The period mid-October to late November proved incredibly difficult. Dealings with the DWP had left me with no income and wading through an infuriating Kafkaesque process. Not only did my mental health suffer with heightened stress and anxiety, but the time it consumed left very little space for anything else, particularly the activities that help me to cope with depression. The ordeal took place over the most remarkably mild autumn we had ever experienced, and I missed being able to go out on the numerous sunny days perfect for walking and photography.
Amongst the crap, we did manage a few short walks. On Sunday 21st October, we were determined to get out in the glorious sunshine. After a slow start, we managed to leave the house at 2.45 p.m. We walked westwards towards the Fox and Goose pub where dried leaves crunched underfoot. They looked blighted and as though they had dropped prematurely. We turned right up the small path before Mytholm Close and wended round fenced-off gardens that local landowners had craftily erected to re-direct walkers away from their property. At the first junction, we glanced down towards Mytholm where colours in trees overhanging the road appeared outstandingly picturesque.

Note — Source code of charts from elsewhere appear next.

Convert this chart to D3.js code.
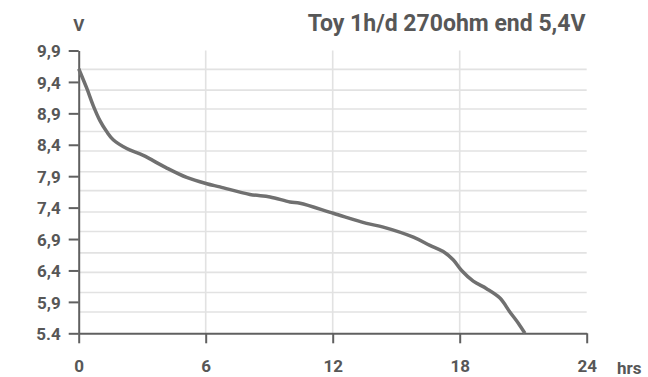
<!DOCTYPE html>
<html><head><meta charset="utf-8">
<script src="https://cdn.jsdelivr.net/npm/d3@7"></script>
<style>
html,body{margin:0;padding:0;background:#fff;}
svg{display:block;}
text{font-family:Roboto,"DejaVu Sans",sans-serif;font-weight:700;fill:#575757;}
</style></head>
<body>
<svg id="chart" width="648" height="377"></svg>
<script>
const title = "Toy 1h/d 270ohm end 5,4V";
const yAxisLabel = "V";
const xAxisLabel = "hrs";
const yTicks = [9.9, 9.4, 8.9, 8.4, 7.9, 7.4, 6.9, 6.4, 5.9, 5.4];
const yTickLabels = ["9,9", "9,4", "8,9", "8,4", "7,9", "7,4", "6,9", "6,4", "5,9", "5.4"];
const xTicks = [0, 6, 12, 18, 24];
const xTickLabels = ["0", "6", "12", "18", "24"];
const gridVolts = [9.60, 9.27, 8.97, 8.61, 8.30, 7.97, 7.67, 7.33, 7.02, 6.68, 6.37, 6.05, 5.74];
const gridHours = [6, 12, 18];
const hours = [0, 0.38, 0.69, 1.01, 1.32, 1.63, 2.27, 3.05, 4.10, 5.10, 6.05, 6.67, 8.09, 9.04, 9.98, 10.46, 12.03, 13.60, 14.39, 15.81, 16.59, 17.22, 17.69, 18.09, 18.64, 19.27, 19.90, 20.37, 20.77, 21.08];
const volts = [9.61, 9.30, 9.02, 8.78, 8.61, 8.48, 8.34, 8.23, 8.04, 7.88, 7.78, 7.73, 7.61, 7.57, 7.49, 7.47, 7.31, 7.15, 7.09, 6.93, 6.80, 6.70, 6.57, 6.40, 6.23, 6.11, 5.96, 5.74, 5.56, 5.40];

const svg = d3.select("#chart");
const x = d3.scaleLinear().domain([0, 24]).range([78.7, 586.7]);
const y = d3.scaleLinear().domain([5.4, 9.9]).range([333.3, 50.5]);

// grid
svg.append("g").selectAll("line").data(gridVolts).join("line")
  .attr("x1", x(0)).attr("x2", x(24))
  .attr("y1", d => y(d)).attr("y2", d => y(d))
  .attr("stroke", "#e2e2e2").attr("stroke-width", 1.6);
svg.append("g").selectAll("line").data(gridHours).join("line")
  .attr("x1", d => x(d)).attr("x2", d => x(d))
  .attr("y1", y(5.4)).attr("y2", y(9.9))
  .attr("stroke", "#e2e2e2").attr("stroke-width", 1.6);

// axes
const yAxis = d3.axisLeft(y).tickValues(yTicks)
  .tickFormat((d, i) => yTickLabels[i]).tickSize(10).tickSizeOuter(0).tickPadding(8);
const gy = svg.append("g").attr("transform", `translate(${x(0)},0)`).call(yAxis);
const xAxis = d3.axisBottom(x).tickValues(xTicks)
  .tickFormat((d, i) => xTickLabels[i]).tickSize(10).tickSizeOuter(0).tickPadding(17);
const gx = svg.append("g").attr("transform", `translate(0,${y(5.4)})`).call(xAxis);
[gx, gy].forEach(g => {
  g.select(".domain").attr("stroke", "#606060").attr("stroke-width", 2);
  g.selectAll(".tick line").attr("stroke", "#606060").attr("stroke-width", 2);
  g.selectAll(".tick text").attr("fill", "#575757")
    .style("font-family", "Roboto").style("font-weight", 700).style("font-size", "17px");
});
gy.selectAll(".tick text").attr("dy", "0.36em");

// curve
const line = d3.line().x(d => x(d[0])).y(d => y(d[1])).curve(d3.curveCatmullRom.alpha(0.5));
svg.append("path").datum(hours.map((h, i) => [h, volts[i]]))
  .attr("d", line).attr("fill", "none")
  .attr("stroke", "#707070").attr("stroke-width", 3.5).attr("stroke-linejoin", "round");

// labels
svg.append("text").attr("x", 585.5).attr("y", 31).attr("text-anchor", "end")
  .style("font-size", "23px").text(title);
svg.append("text").attr("x", x(0)).attr("y", 31).attr("text-anchor", "middle")
  .style("font-size", "17px").text(yAxisLabel);
svg.append("text").attr("x", 617).attr("y", 374)
  .style("font-size", "17px").text(xAxisLabel);
</script>
</body></html>
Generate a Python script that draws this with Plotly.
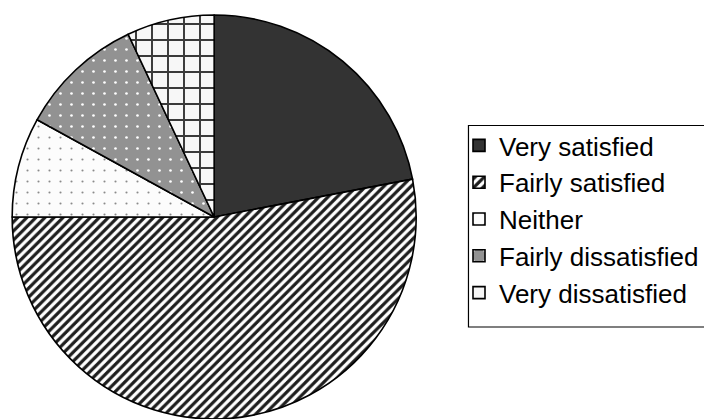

We turned right again and started the ascent into woodland. It was so long since I had done such a steep uphill climb and had to stop often to catch my breath. A Scottie dog with a persistent bark could be heard before it emerged on the end of a very long lead, eyeing us in an irate fashion. I wondered why the owner did not reel the lead in as they walked in our wake. Eventually she did, relieving my added anxiety.
Faced with another choice of routes, we kept to the lower path admiring the golds and browns surrounding the dappled path. A flat stretch allowed me to breathe easier, until arriving at another fork. This time, we opted for the upper path, following the line of ‘Old Gate’ to Lumb Bank.
Finding the lower gate to the writer’s garden open, we snuck in. Bees and small copper butterflies flitted amongst shrubs to feed on large flowers. As we gazed down into Colden Clough, crows wheeled overhead.
I said they were paying homage to Ted Hughes which led to us discussing the great poet. Despite the (some would say undeserved) bad press, he obviously made enough money scribing to buy a large house.
We skirted the building and on reaching the main drive, double- backed to follow the lane towards Heptonstall, taking the recently discover cut-through on the ‘loop path’ and walked down into the village. We headed for the churchyard to rest and discuss what to do next. Although I had not wanted a very long walk, I had overestimated how long it would take us and calculated that we still had two hours of daylight left. We sat on a flat gravestone and shared a can of pop.
Amongst the conifers, I noticed the long shadows created by the late afternoon sun and took a rare ‘selfie’.
A few other people wandered past, including a woman looking a bit lost. She came over to ask the location of Sylvia Plath’s grave. Phil directed her across to the newer plot, saying “You can’t miss it. There are usually pens and stuff on it”. Then adding to me: “I knew she would be looking for Sylvia Plath. She looked the type”. I eschewed the suggestion to do likewise having taken visitors there on previous occasions.
We considered visiting a friend for a cup of tea but Phil realised he didn’t have his phone and panicked. He thought he might have left it at home. I suggested we had better go back in case he’d dropped it somewhere, allowing time to retrace his steps before dark. Consequently, we walked quickly straight down Heptonstall Road, snatching a few blackberries still hanging on in the hedgerows amongst the mould as we passed.
We took the steps down to Lee Wood Road, crossed and decided to walk down the buttress, strewn with very large leaves. We had not taken this route for ages and it seemed longer than we recalled. “Are we there yet?” I joked. I left him near the bottom to take the shortest way home while he popped to the shop. On entering the living room, I spied his phone straight away, where he’d left it. We had observed earlier how odd it was that we had hardly seen any other walkers on such a gorgeous day, surmising everyone had gone to the boozer. When Phil got home, he confirmed this suspicion; the town centre was “rammed with people in shorts and tiny dresses like it’s Ibiza!” Not for the first time, we marvelled at the phenomena of hordes suddenly descending in summer gear as soon as the sun comes out – it’s like a superpower!